The "upper" is the part of the boot above the sole. Most boot uppers are made of full leather or a combination of synthetic materials and leather. Full-grain leather uppers will in general last the longest out of the leather category. Synthetic fabrics are usually more lightweight and shorten the break-in time, often at a lower cost.
Make sure the boots you use for FOP have deep "lugs" (which describe how rugged a boot's sole is). When looking at your boot's sole, you should see deep channels made out of more rugged rubber. The deeper the channels, the better traction you'll have. You should also look for thicker, stiffer soles, which will help you carry the weight in your pack.
Most boots made of full-grain leather are waterproof to begin with. Good care of the boots and occasional re-treatment will maintain their waterproofness. Many synthetic blend boots will have a Gore-tex or other waterproof lining. Make sure your boots are waterproof. For good measure, apply a coating of external waterproofing such as Nikwax or Sno-Seal to any pair of new boots.
Buying your first pair of boots can be confusing. Remember these tips to make it a successful and pleasant experience. Fitting boots is very important. With the proper fit, you will have a much more enjoyable trip.
- Go to an outdoor store and ask for the most experienced boot-fitter. Although these stores may be more expensive, you can always search for a cheaper price (especially online) once you've found a pair that is heaven on your feet.
- Measure your shoe size in the store. Don't take it for granted that your shoe size is the same. Most stores have a Brannock device with standardized size markings, but they are underused.
- Don't get hung up on sizes. One company's size 10 may be another company's size 9. Try on a range of sizes to ensure the best fit.

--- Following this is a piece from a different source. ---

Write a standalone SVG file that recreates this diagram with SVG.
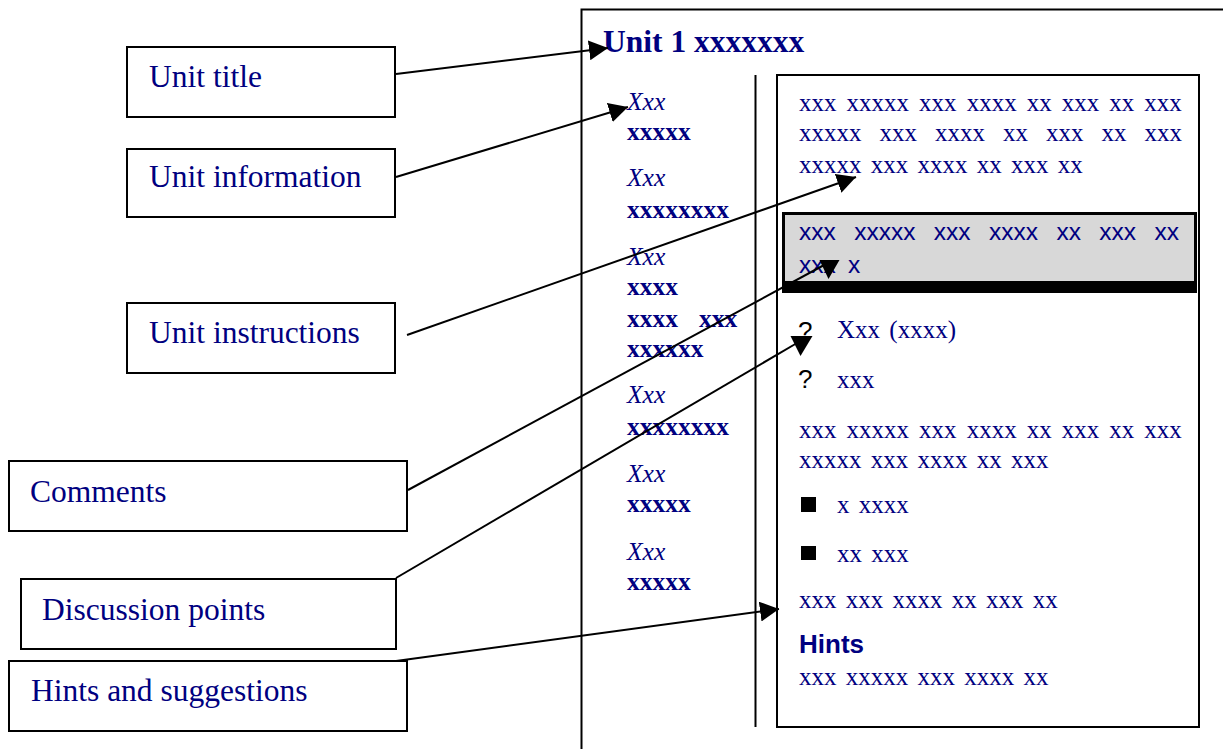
<svg xmlns="http://www.w3.org/2000/svg" width="1223" height="749" viewBox="0 0 1223 749">
<style>
.box{fill:#fff;stroke:#000;stroke-width:2}
.lbl{font-family:"Liberation Serif","Times New Roman",serif;font-size:31.5px;fill:#000080}
.ttl{font-family:"Liberation Serif","Times New Roman",serif;font-size:31.5px;font-weight:bold;fill:#000080}
.it{font-family:"Liberation Serif","Times New Roman",serif;font-size:25.5px;font-style:italic;fill:#000080}
.bd{font-family:"Liberation Serif","Times New Roman",serif;font-size:25.5px;font-weight:bold;fill:#000080}
.tx{font-family:"Liberation Serif","Times New Roman",serif;font-size:25px;fill:#000080;word-spacing:3px}
.sx{font-family:"Liberation Sans",Arial,sans-serif;font-size:24.5px;fill:#000080}
.hd{font-family:"Liberation Sans",Arial,sans-serif;font-size:26px;font-weight:bold;fill:#000080}
.q{font-family:"Liberation Sans",Arial,sans-serif;font-size:26px;fill:#000}
.ln{fill:none;stroke:#000;stroke-width:2}
</style>
<defs>
<marker id="ah" markerUnits="userSpaceOnUse" markerWidth="20" markerHeight="20" refX="19" refY="10" orient="auto">
<path d="M0,0 L19,10 L0,20 z" fill="#000"/>
</marker>
</defs>

<g id="page">
<rect x="581.5" y="9.5" width="800" height="800" class="box"/>
<text x="603" y="52" class="ttl">Unit 1 xxxxxxx</text>
<line x1="755.5" y1="75" x2="755.5" y2="727" class="ln"/>
<g id="side-column">
<text x="627" y="110" class="it">Xxx</text>
<text x="627" y="140" class="bd">xxxxx</text>
<text x="627" y="186" class="it">Xxx</text>
<text x="627" y="218" class="bd">xxxxxxxx</text>
<text x="627" y="265" class="it">Xxx</text>
<text x="627" y="295" class="bd">xxxx</text>
<text x="627" y="327" class="bd">xxxx <tspan x="699">xxx</tspan></text>
<text x="627" y="357" class="bd">xxxxxx</text>
<text x="627" y="403" class="it">Xxx</text>
<text x="627" y="435" class="bd">xxxxxxxx</text>
<text x="627" y="482" class="it">Xxx</text>
<text x="627" y="512" class="bd">xxxxx</text>
<text x="627" y="560" class="it">Xxx</text>
<text x="627" y="590" class="bd">xxxxx</text>
</g>
<g id="main-column">
<rect x="777" y="75" width="422" height="652" class="box"/>
<text x="799" y="111" class="tx" style="word-spacing:3.8px">xxx xxxxx xxx xxxx xx xxx xx xxx</text>
<text x="799" y="141" class="tx" style="word-spacing:11.75px">xxxxx xxx xxxx xx xxx xx xxx</text>
<text x="799" y="173" class="tx">xxxxx xxx xxxx xx xxx xx</text>
<g id="comment-box">
<rect x="782" y="212" width="415" height="81" fill="#000"/>
<rect x="785" y="215" width="409" height="66" fill="#d8d8d8"/>
<text x="799" y="240" class="sx" style="word-spacing:11.6px">xxx xxxxx xxx xxxx xx xxx xx</text>
<text x="799" y="273" class="sx">xxx <tspan x="848">x</tspan></text>
</g>
<text x="798" y="340" class="q">?</text>
<text x="837" y="338" class="tx">Xxx (xxxx)</text>
<text x="798" y="388" class="q">?</text>
<text x="837" y="388" class="tx">xxx</text>
<text x="799" y="438" class="tx" style="word-spacing:3.8px">xxx xxxxx xxx xxxx xx xxx xx xxx</text>
<text x="799" y="468" class="tx">xxxxx xxx xxxx xx xxx</text>
<rect x="801" y="497" width="15" height="15" fill="#000"/>
<text x="837" y="513" class="tx">x xxxx</text>
<rect x="801" y="546" width="15" height="14" fill="#000"/>
<text x="837" y="562" class="tx">xx xxx</text>
<text x="799" y="608" class="tx">xxx xxx xxxx xx xxx xx</text>
<text x="799" y="653" class="hd">Hints</text>
<text x="799" y="685" class="tx">xxx xxxxx xxx xxxx xx</text>
</g>
</g>

<g id="unit-title">
<rect x="127" y="47" width="268" height="70" class="box"/>
<text x="149" y="87" class="lbl">Unit title</text>
</g>
<g id="unit-information">
<rect x="127" y="149" width="268" height="68" class="box"/>
<text x="149" y="187" class="lbl">Unit information</text>
</g>
<g id="unit-instructions">
<rect x="127" y="303" width="268" height="70" class="box"/>
<text x="149" y="343" class="lbl">Unit instructions</text>
</g>
<g id="comments">
<rect x="9" y="461" width="398" height="70" class="box"/>
<text x="30" y="502" class="lbl">Comments</text>
</g>
<g id="discussion-points">
<rect x="21" y="579" width="375" height="70" class="box"/>
<text x="42" y="620" class="lbl">Discussion points</text>
</g>
<g id="hints-and-suggestions">
<rect x="9" y="661" width="398" height="70" class="box"/>
<text x="31" y="701" class="lbl">Hints and suggestions</text>
</g>

<g id="connectors">
<line x1="396" y1="74" x2="608" y2="48" class="ln" marker-end="url(#ah)"/>
<line x1="396" y1="177" x2="628" y2="107" class="ln" marker-end="url(#ah)"/>
<line x1="407" y1="335" x2="856" y2="177" class="ln" marker-end="url(#ah)"/>
<line x1="408" y1="490" x2="826" y2="264" class="ln"/>
<polygon points="819.5,260 839.5,260 828.5,279" fill="#000"/>
<line x1="396" y1="578" x2="797" y2="343" class="ln"/>
<polygon points="790.5,336 812.5,336 800.5,356" fill="#000"/>
<line x1="396" y1="661" x2="779" y2="609" class="ln" marker-end="url(#ah)"/>
</g>
</svg>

- Try on boots late in the day. By the end of the day, your feet swell to be bigger than first thing in the morning. Especially after a day of hiking, you will want boots that aren't too tight when your feet expand.
- Don't feel hurried. Hurrying to purchase boots is a common mistake. Try on as many different makes, models, and sizes of boots as you want.

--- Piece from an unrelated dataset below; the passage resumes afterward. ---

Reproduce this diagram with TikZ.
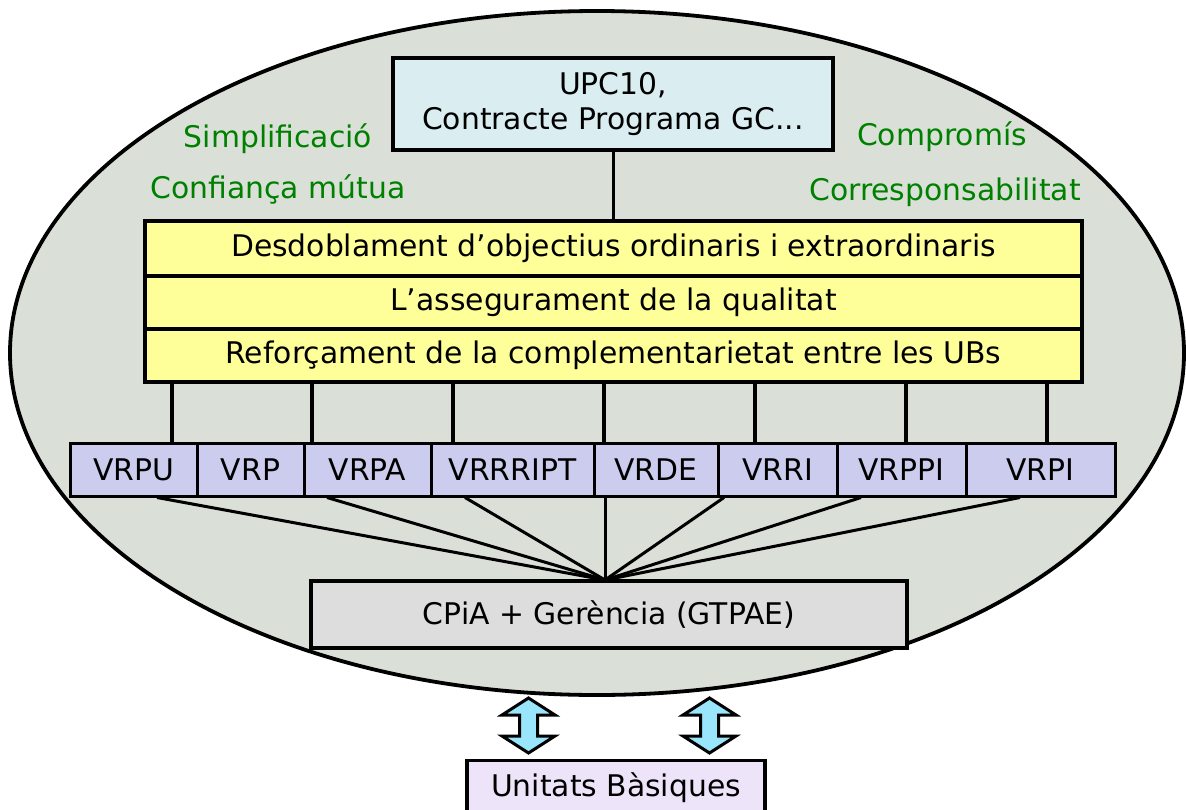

- Bring a pair of socks and liner socks to the store. You will want to make sure your boots fit over a pair of heavy hiking socks and liners, just like you will be wearing on the trail.
- Stress comfort over all other qualities. The most important aspect of a boot is comfort. You will be walking on these boots all day with a heavy pack, so if they are uncomfortable in the store, they will be more so after a week of hiking.
- Cherish thy toes. Once you have the boots on and laced up, make sure you can't kick your toes into the front of the boot. Boots may gain width or volume after breaking-in, but they will never get longer. Knock the toe of your shoes against the floor behind you and if your toes hit, look for a larger size. Too-short boots will bruise your toes and hammer your toenails on long downhills.
- Spend time walking around the store. The uppers of the boots may need time to warm up and stiff fabrics may need to mold up to your foot. Pressure points may not be obvious immediately. If the store has an artificial incline set up, walk up and down a few times to get a feel for uphill and downhill travel.
Breaking In Boots
Take the time to break in your boots. There is no such thing as breaking boots in too much before your FOP trip, but boots that are not broken in may create bad blisters on the trail and can ruin a trip.
Start small by going on small day hikes or even just walking down the street or to the mailbox and back. As your boots become more comfortable, go on a few longer hikes. If you can go on a long day-hike without developing blisters or rubbing points on your foot, you are probably set.